Chapter 25 Summary

The pilot stares at the well, amazed. It is complete with a pulley and a bucket, the kind of set-up that could provide water for a whole village. He looks around but sees no village. He wonders if it is a dream.

The little prince laughs at the pilot’s amazement and begins to draw up water. The rope creaks, and he says it is singing. The pilot, who is beginning to love the prince and worry about him, takes over the hard work of pulling the heavy bucket. When it reaches the top, he pauses and stares at the beauty of the sun’s reflection on the water.

The little prince asks for some of the water to drink. The pilot understands that the prince does not really need the water itself.
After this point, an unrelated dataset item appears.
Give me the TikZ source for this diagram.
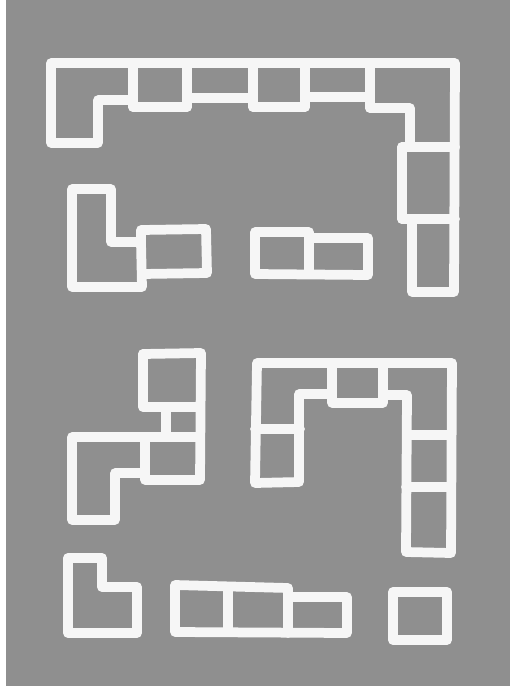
\documentclass[tikz,border=0pt]{standalone}
\usepackage{xcolor}
\usepackage{tikz}

\definecolor{board}{RGB}{143,143,143}
\definecolor{chalk}{RGB}{246,246,246}

\begin{document}
\begin{tikzpicture}[x=0.2mm, y=-0.2mm,
    plan/.style={draw=chalk, line width=\lw, line join=round, line cap=round}]
  \def\lw{1.95mm}

  \useasboundingbox (0,0) rectangle (510,686);
  \fill[white] (0,0) rectangle (510,686);
  \fill[board] (6,0) rectangle (510,686);

  % top block
  \draw[plan] (51,63) -- (455,63) -- (454,292) -- (412,292) -- (412,219) -- (402,219)
      -- (402,147) -- (410,147) -- (410,108) -- (370,108) -- (370,97) -- (305,97)
      -- (305,107) -- (253,107) -- (253,98) -- (187,98) -- (187,107) -- (133,107)
      -- (133,100) -- (98,100) -- (98,143) -- (51,143) -- cycle;
  \foreach \xx/\yy in {133/107, 187/107, 253/107, 305/107, 370/108}
    \draw[plan] (\xx,63) -- (\xx,\yy);
  \draw[plan] (402,147) -- (455,147);
  \draw[plan] (402,219) -- (455,219);

  % left L with cell
  \draw[plan] (72,189) -- (111,189) -- (111,242) -- (141,242) -- (142,287)
      -- (72,287) -- cycle;
  \draw[plan] (141,242) -- (141,230) -- (206,229) -- (207,273) -- (142,274);

  % domino
  \draw[plan] (255,232) -- (309,232) -- (309,238) -- (368,238) -- (368,275)
      -- (255,274) -- cycle;
  \draw[plan] (309,238) -- (309,274);

  % lower left cluster
  \draw[plan] (143,354) -- (201,353) -- (200,480) -- (145,480) -- (145,473)
      -- (115,473) -- (115,520) -- (72,520) -- (72,437) -- (200,437);
  \draw[plan] (143,354) -- (143,407) -- (200,407);
  \draw[plan] (166,407) -- (166,437);
  \draw[plan] (145,437) -- (145,473);

  % lower right block
  \draw[plan] (257,363) -- (452,363) -- (451,553) -- (406,552) -- (407,395)
      -- (383,395) -- (383,403) -- (332,403) -- (332,394) -- (299,394)
      -- (299,482) -- (255,483) -- cycle;
  \draw[plan] (332,363) -- (332,394);
  \draw[plan] (383,363) -- (383,395);
  \draw[plan] (255,429) -- (300,429);
  \draw[plan] (407,435) -- (451,435);
  \draw[plan] (406,487) -- (451,487);

  % bottom row
  \draw[plan] (68,558) -- (102,558) -- (102,587) -- (137,587) -- (137,633)
      -- (68,633) -- cycle;
  \draw[plan] (175,585) -- (288,588) -- (288,597) -- (347,597) -- (347,633)
      -- (175,632) -- cycle;
  \draw[plan] (228,587) -- (228,632);
  \draw[plan] (288,597) -- (288,633);
  \draw[plan] (393,592) -- (447,592) -- (447,640) -- (393,640) -- cycle;
\end{tikzpicture}
\end{document}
He needs the magical, invisible quality that is contained within the water. He takes a long drink, and then he says that the people of Earth can grow thousands of roses and never know what they really want:

And yet what they’re looking for could be found in a single rose, or a little water....But eyes are blind. You have to look with your heart.
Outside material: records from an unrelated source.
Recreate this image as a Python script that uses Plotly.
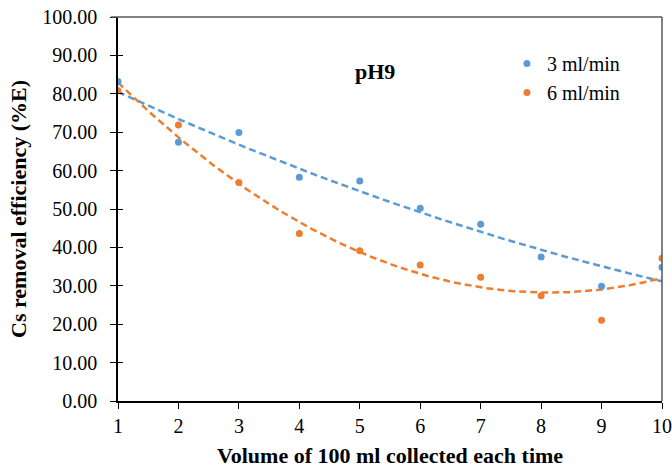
import numpy as np
import plotly.graph_objects as go

# Data
volumes = [1, 2, 3, 4, 5, 6, 7, 8, 9, 10]
eff_3ml = [83.2, 67.4, 69.9, 58.3, 57.3, 50.2, 46.0, 37.5, 29.9, 34.8]
eff_6ml = [80.8, 71.9, 56.9, 43.6, 39.1, 35.4, 32.2, 27.4, 21.0, 37.2]
series_names = ["3 ml/min", "6 ml/min"]
y_ticks = [0, 10, 20, 30, 40, 50, 60, 70, 80, 90, 100]

BLUE = "#5B9BD5"
ORANGE = "#ED7D31"
FONT = "Liberation Serif, Times New Roman, serif"

fig = go.Figure()

xfit = np.linspace(1, 10, 200)
for vals, col in [(eff_3ml, BLUE), (eff_6ml, ORANGE)]:
    coef = np.polyfit(volumes, vals, 2)
    fig.add_trace(go.Scatter(
        x=xfit, y=np.polyval(coef, xfit), mode="lines",
        line=dict(color=col, width=2.5, dash="7px,4px"),
        showlegend=False, hoverinfo="skip"))

for name, vals, col in [(series_names[0], eff_3ml, BLUE), (series_names[1], eff_6ml, ORANGE)]:
    fig.add_trace(go.Scatter(
        x=volumes, y=vals, mode="markers", name=name,
        marker=dict(color=col, size=7)))

# invisible trace on overlay axis for crossing ticks
fig.add_trace(go.Scatter(x=[None], y=[None], yaxis="y2", showlegend=False))

fig.update_layout(
    width=672, height=472,
    margin=dict(l=118, r=10, t=17, b=71, autoexpand=False),
    paper_bgcolor="white", plot_bgcolor="white",
    font=dict(family=FONT, size=20, color="black"),
    xaxis=dict(
        range=[1, 10], tickmode="array", tickvals=volumes,
        ticks="outside", ticklen=6, tickcolor="black", tickwidth=1,
        showline=True, linecolor="black", linewidth=1.5,
        showgrid=False, zeroline=False, automargin=False,
        tickfont=dict(family=FONT, size=20),
        title=dict(text="<b>Volume of 100 ml collected each time</b>",
                   font=dict(family=FONT, size=22), standoff=12),
    ),
    yaxis=dict(
        range=[0, 100], tickmode="array", tickvals=y_ticks,
        tickformat=".2f",
        ticks="outside", ticklen=6, tickcolor="black", tickwidth=1,
        ticklabelstandoff=9,
        showline=True, linecolor="black", linewidth=1.5,
        showgrid=False, zeroline=False, automargin=False,
        tickfont=dict(family=FONT, size=20),
        title=dict(text="<b>Cs removal efficiency (%E)</b>",
                   font=dict(family=FONT, size=22), standoff=10),
    ),
    yaxis2=dict(
        range=[0, 100], tickmode="array", tickvals=y_ticks,
        overlaying="y", side="left", ticks="inside", ticklen=5,
        tickcolor="black", showticklabels=False, showgrid=False,
        zeroline=False, showline=False, automargin=False,
    ),
    legend=dict(
        x=0.715, y=0.93, xanchor="left", yanchor="top",
        bgcolor="rgba(0,0,0,0)", font=dict(family=FONT, size=20),
        itemwidth=30, tracegroupgap=0,
    ),
    shapes=[
        dict(type="line", xref="paper", yref="paper", x0=-0.013, x1=1, y0=1, y1=1,
             line=dict(color="#595959", width=1.5)),
        dict(type="line", xref="paper", yref="paper", x0=1, x1=1, y0=0, y1=1,
             line=dict(color="#595959", width=1.5)),
    ],
    annotations=[
        dict(text="<b>pH9</b>", xref="paper", yref="paper", x=0.472, y=0.857,
             xanchor="center", yanchor="middle",
             showarrow=False, font=dict(family=FONT, size=22)),
    ],
)

fig.write_html("out.html")
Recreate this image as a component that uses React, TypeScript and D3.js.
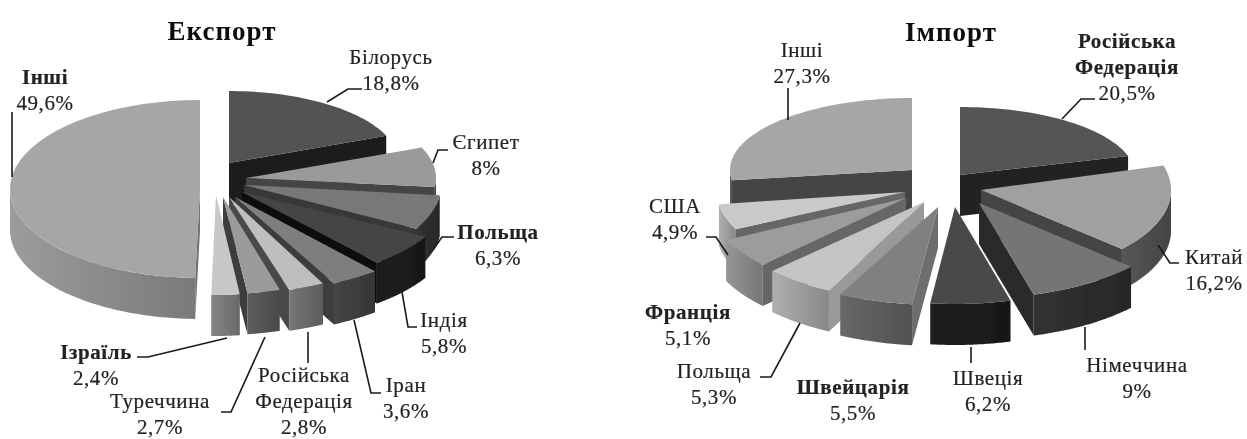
import * as d3 from "d3"

const WIDTH = 1247
const HEIGHT = 439

// Дані
const exportCategories = ["Білорусь", "Єгипет", "Польща", "Індія", "Іран", "Російська Федерація", "Туреччина", "Ізраїль", "Інші"]
const exportValues = [18.8, 8, 6.3, 5.8, 3.6, 2.8, 2.7, 2.4, 49.6]
const exportValueLabels = ["18,8%", "8%", "6,3%", "5,8%", "3,6%", "2,8%", "2,7%", "2,4%", "49,6%"]

const importCategories = ["Російська Федерація", "Китай", "Німеччина", "Швеція", "Швейцарія", "Польща", "Франція", "США", "Інші"]
const importValues = [20.5, 16.2, 9, 6.2, 5.5, 5.3, 5.1, 4.9, 27.3]
const importValueLabels = ["20,5%", "16,2%", "9%", "6,2%", "5,5%", "5,3%", "5,1%", "4,9%", "27,3%"]

// Вигляд секторів: центр, радіуси еліпса і кольори (верх, бік, зріз)
type SliceStyle = { cx: number; cy: number; rx: number; ry: number; top: string; wall: string; face: string }
const s = (cx: number, cy: number, rx: number, ry: number, top: string, wall: string, face: string): SliceStyle =>
  ({ cx, cy, rx, ry, top, wall, face })

const exportStyles = [
  s(229, 163, 170, 72, "#525252", "#222222", "#1f1f1f"),
  s(246, 178, 190, 80, "#9a9a9a", "#3a3a3a", "#444444"),
  s(244, 185, 197, 90, "#787878", "#2e2e2e", "#383838"),
  s(242, 192, 210, 92, "#454545", "#1c1c1c", "#111111"),
  s(235, 197, 218, 97, "#7e7e7e", "#3f3f3f", "#3d3d3d"),
  s(229, 197, 207, 97, "#bebebe", "#6c6c6c", "#484848"),
  s(223, 197, 195, 97, "#9b9b9b", "#565656", "#3d3d3d"),
  s(216, 195, 190, 100, "#c8c8c8", "#7b7b7b", "#555555"),
  s(200, 189, 190, 89, "#a6a6a6", "#8f8f8f", "#707070"),
]
const importStyles = [
  s(960, 175, 175, 68, "#555555", "#232323", "#232323"),
  s(981, 190, 190, 88, "#a0a0a0", "#505050", "#454545"),
  s(979, 203, 205, 95, "#757575", "#2e2e2e", "#2b2b2b"),
  s(955, 207, 208, 97, "#484848", "#1c1c1c", "#1c1c1c"),
  s(938, 207, 218, 98, "#808080", "#5f5f5f", "#6e6e6e"),
  s(924, 202, 212, 99, "#c4c4c4", "#a0a0a0", "#999999"),
  s(906, 198, 200, 96, "#9c9c9c", "#8a8a8a", "#666666"),
  s(905, 192, 188, 85, "#c9c9c9", "#a0a0a0", "#666666"),
  s(912, 170, 182, 72, "#a6a6a6", "#555555", "#444444"),
]

// Підписи: центр по x і базова лінія першого рядка
type LabelPos = { x: number; y: number; bold?: boolean }
const exportLabelPos: LabelPos[] = [
  { x: 391, y: 64 },
  { x: 486, y: 149 },
  { x: 498, y: 239, bold: true },
  { x: 444, y: 327 },
  { x: 406, y: 392 },
  { x: 304, y: 382 },
  { x: 160, y: 408 },
  { x: 96, y: 359, bold: true },
  { x: 45, y: 84, bold: true },
]
const importLabelPos: LabelPos[] = [
  { x: 1127, y: 48, bold: true },
  { x: 1214, y: 264 },
  { x: 1137, y: 372 },
  { x: 988, y: 385 },
  { x: 853, y: 394, bold: true },
  { x: 714, y: 378 },
  { x: 688, y: 319, bold: true },
  { x: 675, y: 213 },
  { x: 802, y: 57 },
]

const exportLeaders: [number, number][][] = [
  [[327, 102], [348, 89], [362, 89]],
  [[433, 163], [438, 150], [448, 150]],
  [[433, 250], [442, 237], [454, 237]],
  [[402, 292], [408, 327], [417, 327]],
  [[354, 320], [371, 393], [381, 393]],
  [[308, 332], [308, 363]],
  [[265, 337], [231, 412], [221, 412]],
  [[227, 338], [148, 357], [137, 357]],
  [[12, 177], [12, 112]],
]
const importLeaders: [number, number][][] = [
  [[1062, 119], [1081, 99], [1095, 99]],
  [[1158, 245], [1170, 263], [1179, 263]],
  [[1085, 327], [1085, 350]],
  [[971, 347], [971, 363]],
  [[800, 323], [771, 377], [760, 377]],
  [[728, 255], [716, 237], [706, 237]],
  [[788, 120], [788, 88]],
]

const DEPTH = 41
const FONT = "'Liberation Serif', serif"
const LINE = 26

function Pie3D({ id, values, styles }: { id: string; values: number[]; styles: SliceStyle[] }) {
  const arcs = d3.pie<number>().sort(null).value((d) => d)(values)
  const line = d3.line<[number, number]>()

  const items = arcs
    .map((a, i) => ({ a, st: styles[i], i }))
    .sort((p, q) => d3.descending(Math.cos((p.a.startAngle + p.a.endAngle) / 2), Math.cos((q.a.startAngle + q.a.endAngle) / 2)))

  return (
    <g>
      <defs>
        {items.map(({ st, i }) => (
          <linearGradient key={i} id={`${id}-wall-${i}`} x1="0" x2="1" y1="0" y2="0">
            <stop offset="0" stopColor={d3.color(st.wall)!.brighter(0.25).formatHex()} />
            <stop offset="1" stopColor={d3.color(st.wall)!.darker(0.45).formatHex()} />
          </linearGradient>
        ))}
      </defs>
      {items.map(({ a, st, i }) => {
        const pt = (t: number, dy = 0): [number, number] => [
          st.cx + st.rx * Math.sin(t),
          st.cy - st.ry * Math.cos(t) + dy,
        ]
        const apex: [number, number] = [st.cx, st.cy]
        const apexLow: [number, number] = [st.cx, st.cy + DEPTH]
        const sample = (t0: number, t1: number) =>
          d3.range(0, 41).map((k) => t0 + ((t1 - t0) * k) / 40)

        const topPath = line([apex, ...sample(a.startAngle, a.endAngle).map((t) => pt(t))]) + "Z"

        // Зрізи: кінцевий видно справа, початковий зліва
        const showEnd = Math.sin(a.endAngle) > 0.01
        const showStart = Math.sin(a.startAngle) < -0.01
        const facePath = (t: number) => line([apex, pt(t), pt(t, DEPTH), apexLow]) + "Z"

        // Зовнішня стінка лише на передній половині еліпса
        const w0 = Math.max(a.startAngle, Math.PI / 2)
        const w1 = Math.min(a.endAngle, (3 * Math.PI) / 2)
        const arcPts = w1 > w0 ? sample(w0, w1) : []
        const wallPath = arcPts.length
          ? line([...arcPts.map((t) => pt(t)), ...arcPts.slice().reverse().map((t) => pt(t, DEPTH))]) + "Z"
          : null

        return (
          <g key={i}>
            {showEnd && <path d={facePath(a.endAngle)} fill={st.face} />}
            {showStart && <path d={facePath(a.startAngle)} fill={st.face} />}
            {wallPath && <path d={wallPath} fill={`url(#${id}-wall-${i})`} />}
            <path d={topPath} fill={st.top} />
          </g>
        )
      })}
    </g>
  )
}

function Labels({ categories, valueLabels, pos }: { categories: string[]; valueLabels: string[]; pos: LabelPos[] }) {
  return (
    <g fontFamily={FONT} fontSize={21} textAnchor="middle" fill="#222" stroke="#222" strokeWidth={0.2}>
      {categories.map((c, i) => {
        const words = c === "Російська Федерація" ? c.split(" ") : [c]
        const p = pos[i]
        return (
          <text key={c} x={p.x} y={p.y} fontWeight={p.bold ? "bold" : "normal"} letterSpacing={0.6}>
            {words.map((w, k) => (
              <tspan key={w} x={p.x} y={p.y + k * LINE}>{w}</tspan>
            ))}
            <tspan x={p.x} y={p.y + words.length * LINE} fontWeight="normal">{valueLabels[i]}</tspan>
          </text>
        )
      })}
    </g>
  )
}

function Leaders({ lines }: { lines: [number, number][][] }) {
  const line = d3.line<[number, number]>()
  return (
    <g fill="none" stroke="#1a1a1a" strokeWidth={1.6}>
      {lines.map((l, i) => <path key={i} d={line(l)!} />)}
    </g>
  )
}

export default function App() {
  return (
    <svg width={WIDTH} height={HEIGHT} viewBox={`0 0 ${WIDTH} ${HEIGHT}`}
      style={{ position: "absolute", left: 0, top: 0, background: "#fff" }}>
      <defs>
        <filter id="soft" x="0" y="0" width="100%" height="100%">
          <feGaussianBlur stdDeviation="0.7" />
        </filter>
      </defs>
      <g filter="url(#soft)">
        <Pie3D id="exp" values={exportValues} styles={exportStyles} />
        <Pie3D id="imp" values={importValues} styles={importStyles} />
        <Leaders lines={exportLeaders} />
        <Leaders lines={importLeaders} />
        <Labels categories={exportCategories} valueLabels={exportValueLabels} pos={exportLabelPos} />
        <Labels categories={importCategories} valueLabels={importValueLabels} pos={importLabelPos} />
        <text x={222} y={40} textAnchor="middle" fontFamily={FONT} fontWeight="bold" fontSize={27} letterSpacing={1} fill="#111">Експорт</text>
        <text x={951} y={41} textAnchor="middle" fontFamily={FONT} fontWeight="bold" fontSize={27} letterSpacing={1} fill="#111">Імпорт</text>
      </g>
    </svg>
  )
}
Next, the pilot drinks the water. It refreshes him and leaves him feeling better. He sits looking at the beauty of the desert, but he also feels sad without understanding why.

The prince mumbles that the pilot has to keep his promise and draw a muzzle for the sheep. Obediently, the pilot takes out his drawings. The little prince looks at them and laughs at their poor quality. This hurts the pilot’s feelings a little, and he explains that he never had any practice except for his two childhood drawings of boa constrictors. The little prince says it does not matter: “Children understand.”

After the pilot draws the muzzle, the prince comments that tomorrow will be the one-year anniversary of his arrival on earth. He adds that his landing point was very close by. Now the pilot realizes for the first time why he and the prince met. The little prince is on his way to his landing point; he wants to go home. The little prince tries to prevent the pilot from feeling sad, but the pilot cannot help loving the prince. He goes back to work on his plane, thinking that, like the fox, he now knows what it means to be tamed. Like the fox, he knows that the experience of friendship is worth it—even though it can bring sadness and loss.